When Life Paths Cross: Extracting Human Interactions in Time and Space from Wikipedia
Zhongyang Liu, Ying Zhang, Xiangyi Xiao, Wenting Liu, Yuanting Zha, Haipeng Zhang
TL;DR
The paper tackles the lack of large-scale spatio-temporal interaction data by mining Wikipedia biographies to extract 685,966 interaction quadruples and constructing the WikiInteraction dataset. It introduces FALCON, an AR-BERT-based framework with multi-task learning and feature transfer to jointly extract interactions and verify trajectory co-occurrence. Empirical results show FALCON achieves a top F1 of 86.51% on WikiInteraction and generalizes to Encyclopedia Britannica, enabling large-scale analysis such as US political polarization through inter- and intra-party interactions. The work provides open-source code, the annotated WikiInteraction data, and a scalable approach for longitudinal, location-aware social interaction studies with broad applicability to historical and cultural analytics.
Abstract
Interactions among notable individuals -- whether examined individually, in groups, or as networks -- often convey significant messages across cultural, economic, political, scientific, and historical perspectives. By analyzing the times and locations of these interactions, we can observe how dynamics unfold across regions over time. However, relevant studies are often constrained by data scarcity, particularly concerning the availability of specific location and time information.

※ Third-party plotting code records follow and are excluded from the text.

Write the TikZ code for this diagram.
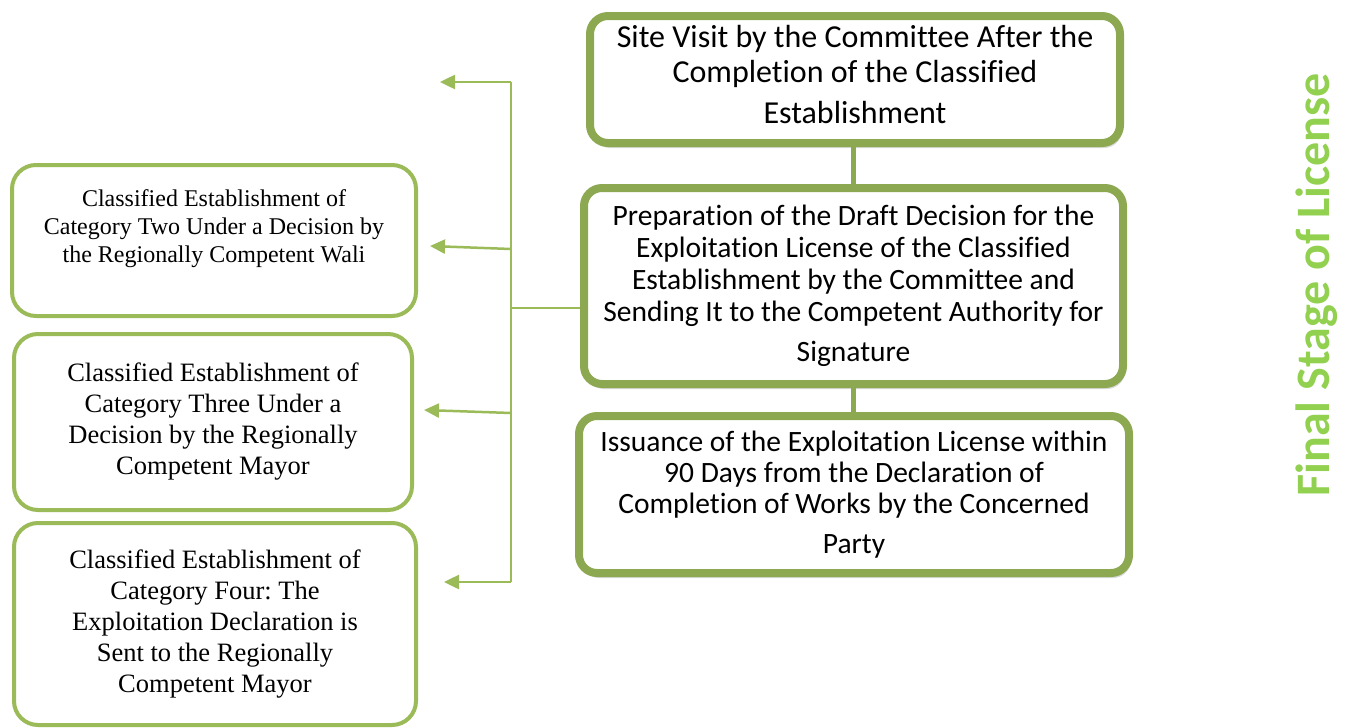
\documentclass[tikz,border=0pt]{standalone}
\usepackage{fontspec}
\setmainfont{Liberation Serif}
\newfontfamily\carlitofont[Ligatures=NoCommon]{Carlito}
\frenchspacing
\usetikzlibrary{arrows.meta,shadows}
\definecolor{boxgreen}{HTML}{8CA952}
\definecolor{lightgreen}{HTML}{9BBB59}
\definecolor{titlegreen}{HTML}{92D050}
\tikzset{
  mainbox/.style={draw=boxgreen, line width=8pt, rounded corners=18pt, fill=white,
    align=center, inner sep=0pt,
    drop shadow={shadow xshift=2pt, shadow yshift=-5pt, opacity=0.25, fill=black!60},
    font=\carlitofont\fontsize{29.5}{32}\selectfont},
  sidebox/.style={draw=lightgreen, line width=4pt, rounded corners=24pt, fill=white,
    align=center, inner sep=0pt},
  link/.style={draw=boxgreen, line width=5pt},
  branch/.style={draw=lightgreen, line width=2.5pt},
  arr/.style={branch, -{Triangle[length=15pt,width=14pt]}},
}
\begin{document}
\begin{tikzpicture}[x=1pt,y=1pt]
\useasboundingbox (0,0) rectangle (1345,-728);

% main column
\node[mainbox, minimum width=530pt, minimum height=127pt, font=\carlitofont\fontsize{32}{35}\selectfont] (b1) at (855,-79.5)
  {Site Visit by the Committee After the\\ Completion of the Classified\\[6pt] Establishment\rule[-10pt]{0pt}{0pt}};
\node[mainbox, minimum width=539pt, minimum height=196pt] (b2) at (853.5,-286)
  {Preparation of the Draft Decision for the\\ Exploitation License of the Classified\\ Establishment by the Committee and\\ Sending It to the Competent Authority for\\[8pt] Signature};
\node[mainbox, minimum width=550pt, minimum height=157pt, font=\carlitofont\fontsize{29.5}{31}\selectfont] (b3) at (854,-494.5)
  {Issuance of the Exploitation License within\\ 90 Days from the Declaration of\\ Completion of Works by the Concerned\\[9pt] Party};

\draw[link] (b1.south -| 853,0) -- (b2.north -| 853,0);
\draw[link] (b2.south -| 853,0) -- (b3.north -| 853,0);

% side boxes
\node[sidebox, minimum width=404pt, minimum height=151pt, font=\fontsize{24}{28}\selectfont] (s1) at (214,-240.5)
  {Classified Establishment of\\ Category Two Under a Decision by\\ the Regionally Competent Wali\\ ~};
\node[sidebox, minimum width=398pt, minimum height=176pt, font=\fontsize{26.5}{31}\selectfont] (s2) at (213,-422)
  {Classified Establishment of\\ Category Three Under a\\ Decision by the Regionally\\ Competent Mayor};
\node[sidebox, minimum width=402pt, minimum height=202pt, font=\fontsize{26.5}{31}\selectfont] (s3) at (215,-624)
  {Classified Establishment of\\ Category Four: The\\ Exploitation Declaration is\\ Sent to the Regionally\\ Competent Mayor};

% branching arrows
\coordinate (j) at (511,-308);
\coordinate (top) at (511,-82);
\coordinate (bot) at (511,-582);
\coordinate (t1) at (440,-82);
\coordinate (f2) at (511,-249);
\coordinate (t2) at (430,-246);
\coordinate (f3) at (511,-413);
\coordinate (t3) at (424,-410);
\coordinate (t4) at (444,-582);

\draw[branch] (b2.west |- j) -- (j);
\draw[branch] (top) -- (bot);
\draw[arr] (top) -- (t1);
\draw[arr] (f2) -- (t2);
\draw[arr] (f3) -- (t3);
\draw[arr] (bot) -- (t4);

% vertical title
\node[rotate=90, text=titlegreen, font=\carlitofont\bfseries\fontsize{48}{56}\selectfont] (title) at (1317,-285) {Final Stage of License};
\end{tikzpicture}
\end{document}
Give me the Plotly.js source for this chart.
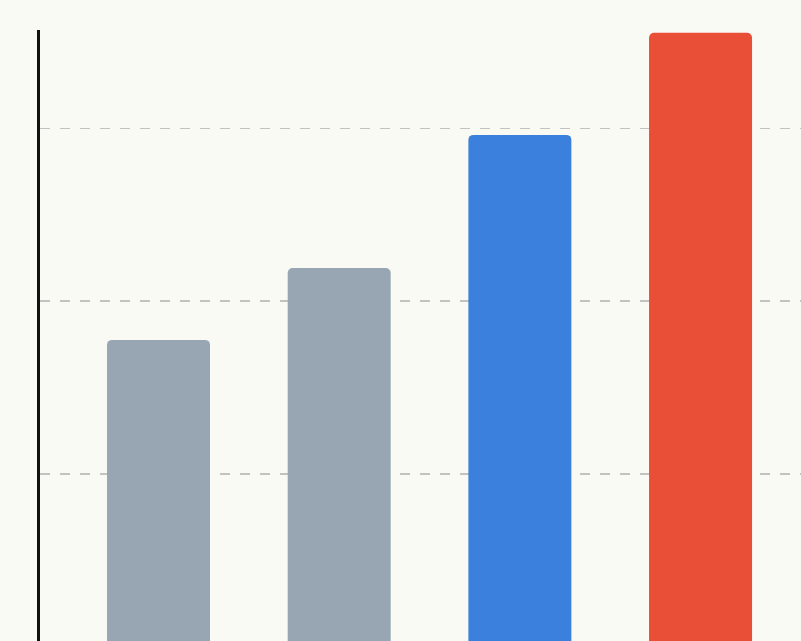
<!DOCTYPE html>
<html>
<head>
<meta charset="utf-8">
<script src="https://cdn.plot.ly/plotly-3.0.1.min.js"></script>
<style>html,body{margin:0;padding:0;background:#fafaf5;}#chart{width:801px;height:641px;}</style>
</head>
<body>
<div id="chart"></div>
<script>
var categories = ["A", "B", "C", "D"];
var values = [44.4, 54.8, 74.1, 88.9];
var barColors = ["#97a6b2", "#97a6b2", "#3a80dc", "#e94e37"];
var gridValues = [25, 50, 75];

var trace = {
  type: "bar",
  x: categories,
  y: values,
  width: 0.57,
  marker: { color: barColors, cornerradius: 5, line: { width: 0 } },
  hoverinfo: "none"
};

var layout = {
  width: 801,
  height: 641,
  margin: { l: 40, r: 0, t: 30, b: 0, pad: 0 },
  paper_bgcolor: "#fafaf5",
  plot_bgcolor: "#fafaf5",
  showlegend: false,
  xaxis: {
    type: "category",
    range: [-0.656, 3.556],
    showticklabels: false,
    showgrid: false,
    zeroline: false,
    showline: false,
    ticks: ""
  },
  yaxis: {
    range: [0.77, 89.3],
    tickvals: gridValues,
    showticklabels: false,
    showgrid: true,
    gridcolor: "#c2c3c1",
    gridwidth: 1.5,
    griddash: "10px,10px",
    zeroline: false,
    showline: true,
    linecolor: "#111111",
    linewidth: 3,
    ticks: ""
  }
};

Plotly.newPlot("chart", [trace], layout, { staticPlot: true, displayModeBar: false });
</script>
</body>
</html>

To address this issue, we mine millions of biography pages from Wikipedia, extracting 685,966 interaction records in the form of (Person1, Person2, Time, Location) interaction quadruplets. The key elements of these interactions are often scattered throughout the heterogeneous crowd-sourced text and may be loosely or indirectly associated. We overcome this challenge by designing a model that integrates attention mechanisms, multi-task learning, and feature transfer methods, achieving an F1 score of 86.51%, which outperforms baseline models. We further conduct an empirical analysis of intra- and inter-party interactions among political figures to examine political polarization in the US, showcasing the potential of the extracted data from a perspective that may not be possible without this data. We make our code, the extracted interaction data, and the WikiInteraction dataset of 4,507 labeled interaction quadruplets publicly available.